When needle-shaped microcrystals are irradiated with laser pulses, microscopic fissures open and close themselves as if by magic. A research team in the United States observed the phenomenon using ultrafast electron microscopy. In the future, switchable nanofissures of this kind could play a role in nanoelectronics and for nanoscopic "machines".
Ahmed H. Zewail and his team at the California Institute of Technology in Pasadena discovered that needle-shaped microcrystals made of copper and the organic compound TCNQ, a crystalline quasi-one-dimensional semiconductor, demonstrate special optomechanical phenomena that could prove interesting for nanoelectronic applications: When irradiated with laser pulses, the needles become longer under the microscope, but not wider. As a result, tiny fissures open in the crystals. When the irradiation is switched off, the needles contract and the gaps close again. The phenomenon was reported in the journal "Angewandte Chemie" (Applied Chemistry).
The team of researchers observed the effect with the help of its latest development, ultrafast electron microscopy. It combines a femtosecond optical system with a high-resolution electron microscope. The result is a new instrument with extremely high spatial and temporal resolutions. In 1999, Ahmed H. Zewail received the Nobel Prize for Chemistry for developing ultra-high-speed laser techniques that can be used to observe the movement of individual atoms in a molecule during a chemical reaction.
The change in the microcrystals is particularly visible when one of the needles is broken by the shock of a very strong laser pulse, creating a small crack some ten to one hundred nanometers at the break. When the crystal is irradiated and expands, the nanoscopic channel closes. When the crystal contracts, the channel is there again.

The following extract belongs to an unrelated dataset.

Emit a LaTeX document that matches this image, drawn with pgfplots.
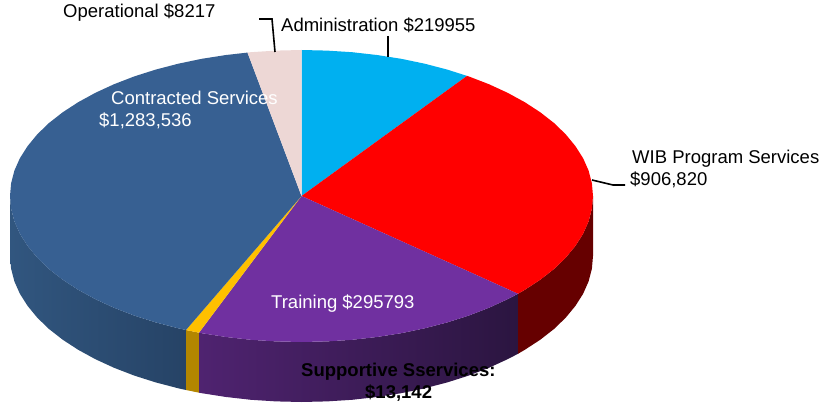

The composition of the crystal is responsible for this effect. The negatively charged TCNQ ions are positioned in it in such a manner that their central, flat, six-membered rings are piled up on top of one another in the long direction of the needle. The energy from the laser pulses excites electrons, and part of this energy is transferred back, creating uncharged TCNQ molecules whose stack arrangement is now unfavorable. That is why they require more space and cause the crystal to grow longer. The degree of stretching depends on the strength of the energy absorbed.